While the U.S. can certainly remain detached from the world in the short-term due to fiscal stimulus, the “demand pull” from stimulus fades rather quickly and leaves a consumption “void” in the future.
The point here is simple.
While bullish sentiment very much controls the short-term trend and direction of the market, in which we must participate, the longer-term dynamics are getting more cloudy. As noted just recently:
“These financial indicators don’t yet signal an impending recession. Does that mean the message of the flattening yield curve should be ignored? At your peril.
The Economic Cycle Research Institute’s array of indicators point to a ‘stealth cyclical slowdown,’ according to Lakshman Achuthan, its co-founder. The growth rate of the ECRI Weekly Leading Index is unambiguously downward, reaching zero in its latest reading.
And in contrast to the latest robust GDP readings, ECRI’s broader U.S. Coincident Index is below last October’s peak. ‘That’s pretty remarkable because we’ve had massive fiscal stimulus on top of an energy production boom,’ he writes in an email.
Bottom line, ECRI’s Weekly Leading Indicator is ‘telling us in no uncertain terms that economic growth will ease in coming months,’ but not fall into a recession, Achuthan concludes. That’s consistent with the message of the yield curve, which may explain why I’m obsessed with it.”
I agree. The international slowdown is becoming increasingly obvious. The most popular U.S. measures seem to present more of a mixed bag. And, as we pointed out late last year, something the bond market has already been sniffing out.
There is a growing risk of a negative shock caused by rising rates. We have seen some early warnings from international bond market episodes, currency crashes, and declining asset prices. However, these issues will ultimately extend contaminate the entire globe. This is a risk that is vastly under-appreciated by domestic investors currently which have become extremely complacent and overly allocated to equities.
Goldman Sachs laid out three reasons in this regard (courtesy of Zerohedge):
- First, the real rate of return available on “safe” US assets is rising, both in absolute terms and relative to non-US markets. As the rate of return on “cash” rises, the appeal of risky assets falls. The low level of real rates over most of the post-crisis period set a very low bar for risky assets. That bar is now rising, and as long as the US economy continues firing on all cylinders, the bar will continue to rise.

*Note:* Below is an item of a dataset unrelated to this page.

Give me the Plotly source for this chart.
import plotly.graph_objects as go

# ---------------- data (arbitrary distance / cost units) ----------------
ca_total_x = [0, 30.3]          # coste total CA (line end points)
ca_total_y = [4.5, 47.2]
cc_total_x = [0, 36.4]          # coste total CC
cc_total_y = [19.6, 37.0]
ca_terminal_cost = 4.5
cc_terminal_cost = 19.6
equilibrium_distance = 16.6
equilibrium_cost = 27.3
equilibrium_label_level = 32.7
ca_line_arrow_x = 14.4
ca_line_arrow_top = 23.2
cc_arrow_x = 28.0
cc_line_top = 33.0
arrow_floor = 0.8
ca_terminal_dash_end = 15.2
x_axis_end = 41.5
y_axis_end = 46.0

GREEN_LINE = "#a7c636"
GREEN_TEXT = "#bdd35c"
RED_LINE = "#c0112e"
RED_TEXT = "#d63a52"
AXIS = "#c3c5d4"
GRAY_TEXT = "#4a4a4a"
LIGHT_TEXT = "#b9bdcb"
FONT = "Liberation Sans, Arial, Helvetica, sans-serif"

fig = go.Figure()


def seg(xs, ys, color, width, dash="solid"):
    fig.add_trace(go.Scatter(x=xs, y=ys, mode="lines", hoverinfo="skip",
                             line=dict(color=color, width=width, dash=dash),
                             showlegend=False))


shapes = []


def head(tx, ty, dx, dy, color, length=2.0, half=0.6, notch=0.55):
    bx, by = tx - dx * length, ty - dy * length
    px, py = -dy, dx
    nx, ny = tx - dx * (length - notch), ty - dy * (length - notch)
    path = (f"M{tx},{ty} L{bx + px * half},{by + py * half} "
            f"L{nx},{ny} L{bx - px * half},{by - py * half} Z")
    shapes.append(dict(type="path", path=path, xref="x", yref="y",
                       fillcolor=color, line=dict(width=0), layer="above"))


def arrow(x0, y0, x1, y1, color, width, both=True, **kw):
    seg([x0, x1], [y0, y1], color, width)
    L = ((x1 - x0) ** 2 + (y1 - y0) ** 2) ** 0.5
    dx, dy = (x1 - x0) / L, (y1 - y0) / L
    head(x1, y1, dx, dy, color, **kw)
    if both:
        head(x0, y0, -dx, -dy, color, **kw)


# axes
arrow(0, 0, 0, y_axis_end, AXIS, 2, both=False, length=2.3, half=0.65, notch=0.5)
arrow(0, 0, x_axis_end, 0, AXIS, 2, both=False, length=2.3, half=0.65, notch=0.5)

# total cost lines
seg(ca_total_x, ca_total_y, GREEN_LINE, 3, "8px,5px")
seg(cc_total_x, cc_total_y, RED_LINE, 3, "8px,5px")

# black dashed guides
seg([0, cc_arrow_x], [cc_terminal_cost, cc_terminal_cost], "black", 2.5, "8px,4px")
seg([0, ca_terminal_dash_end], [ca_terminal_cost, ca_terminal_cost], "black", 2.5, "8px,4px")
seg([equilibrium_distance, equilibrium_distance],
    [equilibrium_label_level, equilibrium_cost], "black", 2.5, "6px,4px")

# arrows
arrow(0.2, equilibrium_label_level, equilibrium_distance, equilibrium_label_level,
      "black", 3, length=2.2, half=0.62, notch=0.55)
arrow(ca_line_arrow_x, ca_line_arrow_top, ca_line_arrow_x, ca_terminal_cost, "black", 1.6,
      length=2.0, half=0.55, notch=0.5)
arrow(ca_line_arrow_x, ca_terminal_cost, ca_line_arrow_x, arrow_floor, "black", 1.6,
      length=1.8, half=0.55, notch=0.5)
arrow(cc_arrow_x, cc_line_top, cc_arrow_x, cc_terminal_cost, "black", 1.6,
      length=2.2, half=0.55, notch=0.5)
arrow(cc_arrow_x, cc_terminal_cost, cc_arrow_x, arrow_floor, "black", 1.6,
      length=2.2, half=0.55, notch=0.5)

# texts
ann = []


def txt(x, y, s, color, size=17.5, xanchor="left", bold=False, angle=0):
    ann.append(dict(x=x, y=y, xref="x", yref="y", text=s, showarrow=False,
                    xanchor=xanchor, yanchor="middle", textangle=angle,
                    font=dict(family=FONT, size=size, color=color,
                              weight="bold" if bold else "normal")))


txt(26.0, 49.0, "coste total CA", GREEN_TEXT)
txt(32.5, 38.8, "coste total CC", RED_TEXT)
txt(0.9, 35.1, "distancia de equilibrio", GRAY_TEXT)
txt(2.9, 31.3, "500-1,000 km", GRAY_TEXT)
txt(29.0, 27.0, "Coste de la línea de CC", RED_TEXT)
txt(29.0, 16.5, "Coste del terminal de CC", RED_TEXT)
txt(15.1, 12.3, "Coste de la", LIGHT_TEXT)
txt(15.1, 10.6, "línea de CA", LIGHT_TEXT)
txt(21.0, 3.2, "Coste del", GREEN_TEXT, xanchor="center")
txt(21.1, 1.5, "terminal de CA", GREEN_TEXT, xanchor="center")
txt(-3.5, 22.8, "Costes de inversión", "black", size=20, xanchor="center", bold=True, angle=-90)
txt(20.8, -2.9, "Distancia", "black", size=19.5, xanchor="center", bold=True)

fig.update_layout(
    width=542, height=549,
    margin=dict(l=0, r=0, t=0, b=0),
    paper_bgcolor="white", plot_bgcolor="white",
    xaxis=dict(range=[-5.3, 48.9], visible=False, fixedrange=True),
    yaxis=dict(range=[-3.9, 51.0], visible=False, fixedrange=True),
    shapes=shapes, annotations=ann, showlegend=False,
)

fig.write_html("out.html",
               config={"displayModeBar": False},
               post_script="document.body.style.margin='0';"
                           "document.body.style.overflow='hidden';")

- Second, the equity risk premium (ERP), credit risk premium (CRP), and bond risk premium (BRP) – have been compressing over the course of this expansion. While the compression of risk premia shown in this exhibit is typical over the course of most business cycle expansions, “but in this cycle, our measures of ERP and BRP, in particular, appear to have fallen to unusually low levels.”
- Third, risk itself is rising as the risk of macro imbalances (most visibly in labor markets) creeps steadily higher. Thus, the low-risk premia available on most risky assets is steadily becoming even less appealing as the cycle ages.

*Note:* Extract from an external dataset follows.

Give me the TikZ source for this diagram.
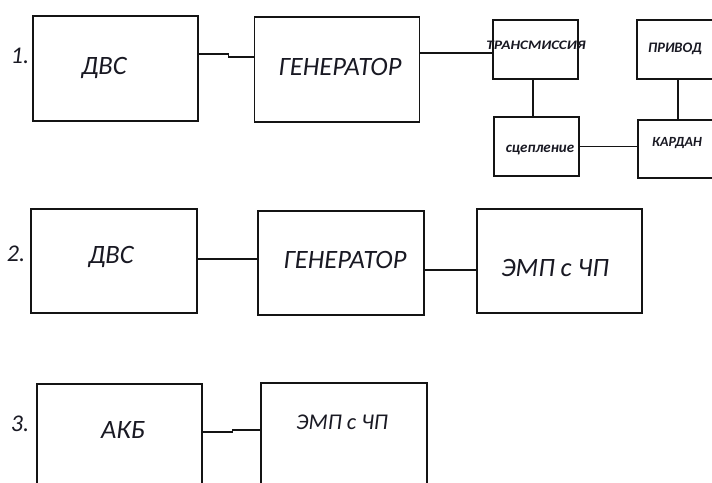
\documentclass[tikz,border=0pt]{standalone}
\usepackage{fontspec}
\setmainfont{Carlito}
\usepackage{tikz}
\usetikzlibrary{calc,positioning}
\definecolor{schemeLine}{RGB}{20,20,20}
\definecolor{schemeText}{RGB}{25,25,35}

\begin{document}
\begin{tikzpicture}[x=1pt,y=-1pt,
    block/.style={draw=schemeLine, line width=1.1pt, inner sep=0pt},
    bigblock/.style={block, minimum width=165pt, minimum height=105pt},
    smallblock/.style={block, minimum width=85pt, minimum height=59pt},
    link/.style={draw=schemeLine, line width=1.1pt},
    biglabel/.style={text=schemeText, font=\fontsize{26.5}{28}\selectfont\itshape, inner sep=0pt},
    smalllabel/.style={text=schemeText, font=\fontsize{14.5}{16}\selectfont\itshape\bfseries, inner sep=0pt}]
    \useasboundingbox (0,0) rectangle (712,482);
    \clip (0,0) rectangle (712,482);

    % row 1
    \node[bigblock] (dvsA) at (115.5,68.5) {};
    \node[bigblock] (genA) at (337,69.5) {};
    \node[smallblock] (trans) at (535.5,49.5) {};
    \node[smallblock] (privod) at (679.5,49.5) {};
    \node[smallblock] (scep) at (536.5,146.5) {};
    \node[smallblock, minimum height=58pt] (kardan) at (680.5,149) {};

    \node[biglabel, font=\fontsize{24}{26}\selectfont\itshape] (numA) at (20,56) {1.};
    \node[biglabel] (dvsAtext) at (104,68) {ДВС};
    \node[biglabel] (genAtext) at (340,67) {ГЕНЕРАТОР};
    \node[smalllabel, font=\fontsize{13}{15}\selectfont\itshape\bfseries] (transtext) at (536,45) {\scalebox{1.17}[1]{ТРАНСМИССИЯ}};
    \node[smalllabel] (privodtext) at (675,49) {ПРИВОД};
    \node[smalllabel, font=\fontsize{14}{16}\selectfont\itshape\bfseries] (kardantext) at (677,143) {КАРДАН};
    \node[smalllabel, font=\fontsize{15}{17}\selectfont\itshape\bfseries] (sceptext) at (540,150) {сцепление};

    \draw[link] ([yshift=14.5pt]dvsA.east) -- ++(30,0) |- ([yshift=12.5pt]genA.west);
    \draw[link] ([yshift=16.5pt]genA.east) -- ([yshift=16.5pt]genA.east -| trans.west);
    \draw[link] ([xshift=-2.5pt]trans.south) -- ([xshift=-2.5pt]trans.south |- scep.north);
    \draw[link] (scep.east) -- (scep.east -| kardan.west);
    \draw[link] ([xshift=-1.5pt]privod.south) -- ([xshift=-1.5pt]privod.south |- kardan.north);

    % row 2
    \node[bigblock, minimum width=166pt, minimum height=104pt] (dvsB) at (114,261) {};
    \node[bigblock, minimum width=166pt, minimum height=104pt] (genB) at (341,263) {};
    \node[bigblock, minimum height=104pt] (empB) at (559.5,261) {};

    \node[biglabel, font=\fontsize{24}{26}\selectfont\itshape] (numB) at (16,254) {2.};
    \node[biglabel] (dvsBtext) at (111,257) {ДВС};
    \node[biglabel] (genBtext) at (345,260) {ГЕНЕРАТОР};
    \node[biglabel] (empBtext) at (555,268) {ЭМП с ЧП};

    \draw[link] ([yshift=2pt]dvsB.east) -- ([yshift=2pt]dvsB.east -| genB.west);
    \draw[link] ([yshift=-7pt]genB.east) -- ([yshift=-7pt]genB.east -| empB.west);

    % row 3
    \node[bigblock] (akb) at (119.5,436.5) {};
    \node[bigblock, minimum width=166pt] (empC) at (344,435.5) {};

    \node[biglabel, font=\fontsize{24}{26}\selectfont\itshape] (numC) at (20,424) {3.};
    \node[biglabel] (akbtext) at (123,430) {АКБ};
    \node[biglabel, font=\fontsize{22.5}{24}\selectfont\itshape] (empCtext) at (342,422) {ЭМП с ЧП};

    \draw[link] ([yshift=4.5pt]akb.east) -- ++(30,0) |- ([yshift=5.5pt]empC.west);
\end{tikzpicture}
\end{document}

The era of growth fueled by macroeconomic stimulus, with no apparent adverse side effects such as high inflation, appears to be drawing to an end. In the absence of deep-rooted reforms to improve productivity, the growth spurts in both emerging and major international economies is coming to an end.
With surging deficits in the U.S., mounting public debt, and unfavorable demographics, not to mention rising external debt levels of some emerging market economies, these risk factors reduce policy space for responding to exogenous macroeconomic shocks.
There are a multitude of risks on the horizon, from geopolitical, to fiscal, to economic which could easily derail growth if policymakers continue to count on the current momentum continuing indefinitely. The dependency on liquidity, interventions, and debt has displaced fiscal policy that could support longer-term economic resilience.
This doesn’t mean the markets will “mean revert” tomorrow, but it does suggest that there is a rising risk of disappointment for economic growth, and ultimately earnings, in the future.